Blogger Dr.John said...

I have enjoyed the first two articles and look forward to the third.

15/3/08 6:29 PM  
Blogger patterns of ink said...

Dr. John,
There has been an interesting development in the past 48 hours that illustrates PATHOS at the other end of the emotional spectrum. It will be interesting if Obama's pastor's comments, which are full of shocking PATHOS and passion, will damage Obama's "words fitly spoken" approach to politics.

I will resume Part III after Easter. Thanks for expressing your interest.

15/3/08 9:13 PM  
Blogger patterns of ink said...

On Saturday, I had posted a brief explanation of why I was putting Part III on hold. Dr. John commented at that time. Then I found the clips and decided to brush up the post dated Sunday.

16/3/08 12:46 PM  
Blogger Dr.John said...

THis was well thought out and well written. I was very disturbed with the use that Glen Beck made of the same clip by the Pastor. I am not an Obama supporter but I do believe in fairness. I think this article was well balanced.

17/3/08 6:56 PM  
Blogger patterns of ink said...

Thanks, Dr. John,
So far you and I are the only ones weighing in on this. It's either to "touchy" of a topic or I have completely lulled my readers to sleep over the past few weeks of inactivity in the blogosphere. =)
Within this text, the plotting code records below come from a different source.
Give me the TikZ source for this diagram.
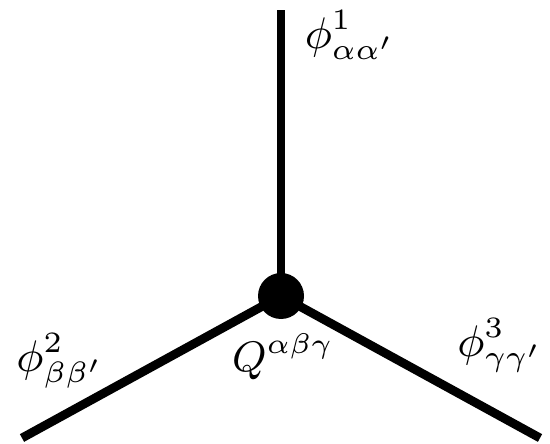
\documentclass[tikz,border=0pt]{standalone}
\usepackage{amsmath,amssymb}
\usepackage{xcolor}
\usepackage{tikz}

\begin{document}
\begin{tikzpicture}[font=\small]
      \useasboundingbox (0,0) rectangle (11,8.86);
      \coordinate (v) at (5.62,2.94);
      \coordinate (a) at (5.62,8.66);
      \coordinate (b) at (0.44,0.10);
      \coordinate (c) at (10.80,0.10);
      \draw[line width=5pt] (v) -- (a);
      \draw[line width=5pt] (v) -- (b);
      \draw[line width=5pt] (v) -- (c);
      \node[circle,fill,inner sep=0pt,minimum size=0.92cm] (q) at (v) {};
      \node[scale=2.8] (p1) at (7.00,8.16) {$\phi^1_{\alpha\alpha'}$};
      \node[scale=2.8] (p2) at (1.20,1.64) {$\phi^2_{\beta\beta'}$};
      \node[scale=2.8] (p3) at (10.00,1.95) {$\phi^3_{\gamma\gamma'}$};
      \node[scale=2.7] (qq) at (5.66,1.72) {$Q^{\alpha\beta\gamma}$};
    \end{tikzpicture}
\end{document}
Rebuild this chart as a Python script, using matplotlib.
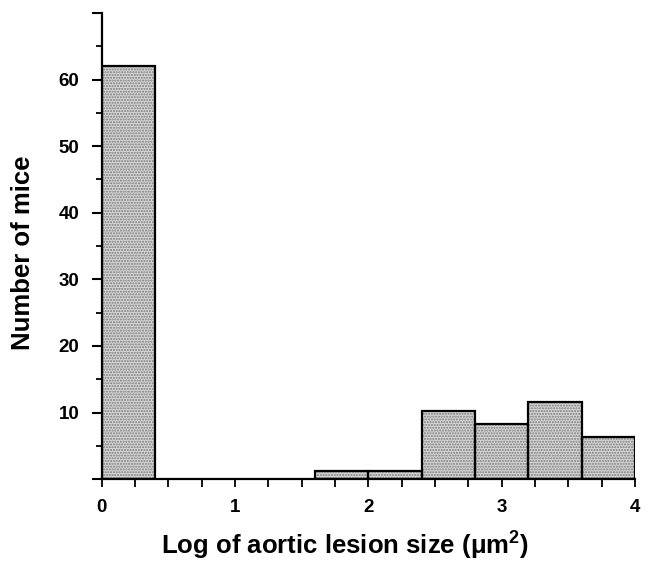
import matplotlib
matplotlib.use("Agg")
import matplotlib.pyplot as plt
from matplotlib.ticker import MultipleLocator, FixedLocator

# histogram bins (log of lesion size) and counts
bin_edges = [0.0, 0.4, 0.8, 1.2, 1.6, 2.0, 2.4, 2.8, 3.2, 3.6, 4.0]
counts = [62, 0, 0, 0, 1.2, 1.2, 10.3, 8.3, 11.6, 6.4]
xtick_vals = [0, 1, 2, 3, 4]
ytick_vals = [10, 20, 30, 40, 50, 60]

plt.rcParams['font.family'] = ['Liberation Sans', 'DejaVu Sans']
plt.rcParams['font.weight'] = 'bold'

fig = plt.figure(figsize=(6.52, 5.65), dpi=100)
ax = fig.add_axes([0.156, 0.152, 0.818, 0.825])

lefts = bin_edges[:-1]
widths = [b - a for a, b in zip(bin_edges[:-1], bin_edges[1:])]
nz = [i for i, c in enumerate(counts) if c > 0]

# stippled grey fill, then black outline on top
ax.bar([lefts[i] for i in nz], [counts[i] for i in nz], width=[widths[i] for i in nz],
       align='edge', facecolor='#d6d6d6', edgecolor='#7a7a7a', hatch='......', linewidth=0)
ax.bar([lefts[i] for i in nz], [counts[i] for i in nz], width=[widths[i] for i in nz],
       align='edge', fill=False, edgecolor='black', linewidth=1.6)

ax.set_xlim(0, 4)
ax.set_ylim(0, 70)

for s in ['top', 'right']:
    ax.spines[s].set_visible(False)
for s in ['left', 'bottom']:
    ax.spines[s].set_linewidth(1.6)

ax.xaxis.set_major_locator(FixedLocator(xtick_vals))
ax.xaxis.set_minor_locator(MultipleLocator(0.25))
ax.set_xticklabels([str(v) for v in xtick_vals])
ax.yaxis.set_major_locator(MultipleLocator(10))
ax.yaxis.set_minor_locator(MultipleLocator(5))
ax.set_yticklabels(['' if v not in ytick_vals else str(int(v)) for v in ax.get_yticks()])

ax.tick_params(axis='y', which='major', direction='out', length=7, width=1.5, pad=9, labelsize=13.5)
ax.tick_params(axis='y', which='minor', direction='out', length=4.5, width=1.3)
ax.tick_params(axis='x', which='both', direction='out', length=6, width=1.3, pad=8, labelsize=13.5)

ax.set_xlabel(r'Log of aortic lesion size ($\mathregular{\mu m^2}$)', fontsize=18.5, fontweight='bold')
ax.set_ylabel('Number of mice', fontsize=18.5, fontweight='bold')
ax.xaxis.set_label_coords(0.456, -0.108)
ax.yaxis.set_label_coords(-0.125, 0.486)

fig.savefig('out.png', dpi=100)
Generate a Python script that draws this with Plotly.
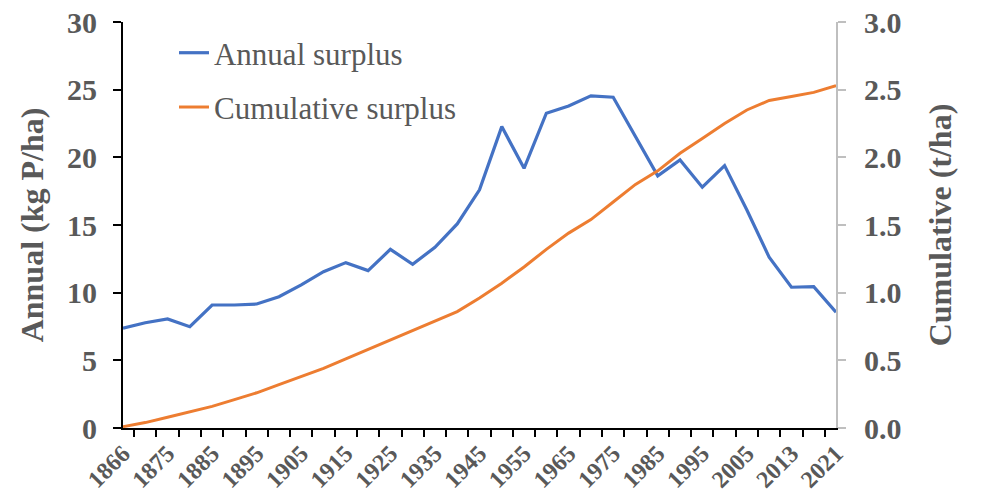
import plotly.graph_objects as go

years = ["1866", "1870", "1875", "1880", "1885", "1890", "1895", "1900", "1905", "1910",
         "1915", "1920", "1925", "1930", "1935", "1940", "1945", "1950", "1955", "1960",
         "1965", "1970", "1975", "1980", "1985", "1990", "1995", "2000", "2005", "2009",
         "2013", "2017", "2021"]
annual = [7.37, 7.78, 8.06, 7.49, 9.09, 9.09, 9.16, 9.7, 10.57, 11.55,
          12.22, 11.63, 13.2, 12.1, 13.35, 15.08, 17.6, 22.27, 19.19, 23.26,
          23.8, 24.54, 24.44, 21.53, 18.63, 19.81, 17.79, 19.39, 16.11, 12.62,
          10.4, 10.44, 8.55]
cumulative = [0.01, 0.04, 0.08, 0.12, 0.16, 0.21, 0.26, 0.32, 0.38, 0.44,
              0.51, 0.58, 0.65, 0.72, 0.79, 0.86, 0.96, 1.07, 1.19, 1.32,
              1.44, 1.54, 1.67, 1.80, 1.90, 2.03, 2.14, 2.25, 2.35, 2.42,
              2.45, 2.48, 2.53]
tick_labels = [y if i % 2 == 0 else "" for i, y in enumerate(years)]
left_ticks = [0, 5, 10, 15, 20, 25, 30]
right_ticks = [0.0, 0.5, 1.0, 1.5, 2.0, 2.5, 3.0]

SERIF = "Liberation Serif, Times New Roman, serif"
GRAY = "#595959"

fig = go.Figure()
fig.add_trace(go.Scatter(x=years, y=annual, name="Annual surplus", mode="lines",
                         line=dict(color="#4472C4", width=3.2), legendgroup="a"))
fig.add_trace(go.Scatter(x=years, y=cumulative, name="Cumulative surplus", mode="lines",
                         line=dict(color="#ED7D31", width=3), yaxis="y2", legendgroup="b"))

fig.update_layout(
    width=981, height=496,
    margin=dict(l=123, r=145, t=22, b=68),
    paper_bgcolor="white", plot_bgcolor="white",
    showlegend=True,
    legend=dict(x=0.0715, y=0.99, xanchor="left", yanchor="top",
                font=dict(family=SERIF, size=31, color=GRAY),
                bgcolor="rgba(0,0,0,0)", tracegroupgap=11),
    xaxis=dict(type="category", tickmode="array", tickvals=years, ticktext=tick_labels,
               tickson="boundaries", ticks="outside", ticklen=7, tickcolor="black", tickwidth=1.5,
               tickangle=-45, showline=True, linecolor="black", linewidth=2,
               showgrid=False, zeroline=False, automargin=False,
               tickfont=dict(family=SERIF, size=24, color=GRAY, weight="bold")),
    yaxis=dict(range=[0, 30], tickmode="array", tickvals=left_ticks,
               ticks="outside", ticklen=8, tickcolor="black", tickwidth=1.5,
               showline=True, linecolor="black", linewidth=2, showgrid=False, zeroline=False,
               automargin=False, ticklabelstandoff=10, ticklabeloverflow="allow",
               tickfont=dict(family=SERIF, size=30, color=GRAY, weight="bold"),
               title=dict(text="Annual (kg P/ha)", standoff=14,
                          font=dict(family=SERIF, size=32, color=GRAY, weight="bold"))),
    yaxis2=dict(range=[0, 3], overlaying="y", side="right", tickmode="array",
                tickvals=right_ticks, tickformat=".1f",
                ticks="outside", ticklen=8, tickcolor="#BFBFBF", tickwidth=1.5,
                showline=True, linecolor="#BFBFBF", linewidth=2, showgrid=False, zeroline=False,
                automargin=False, ticklabelstandoff=12, ticklabeloverflow="allow",
                tickfont=dict(family=SERIF, size=30, color=GRAY, weight="bold"),
                title=dict(text="Cumulative (t/ha)", standoff=28,
                           font=dict(family=SERIF, size=32, color=GRAY, weight="bold"))),
)

# remove the browser's default 8px page margin so the figure fills the window
fig.write_html("out.html", config={"displayModeBar": False},
               post_script="document.body.style.margin='0px';")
Tomorrow's speech should be fascinating. If anyone can do it, this skilled orator can, but if he doesn't, I think this is the beginning of the end of his campaign. I didn't see this coming. I do not believe that Obama shares Wright's views, but it does beg the question: why did he not pull out of this church when Oprah did in the '90s? It seems to fly in the face of Obama's stump speeches and his ability to bridge the gap. I have a feeling this will be a memorable speech tomorrow.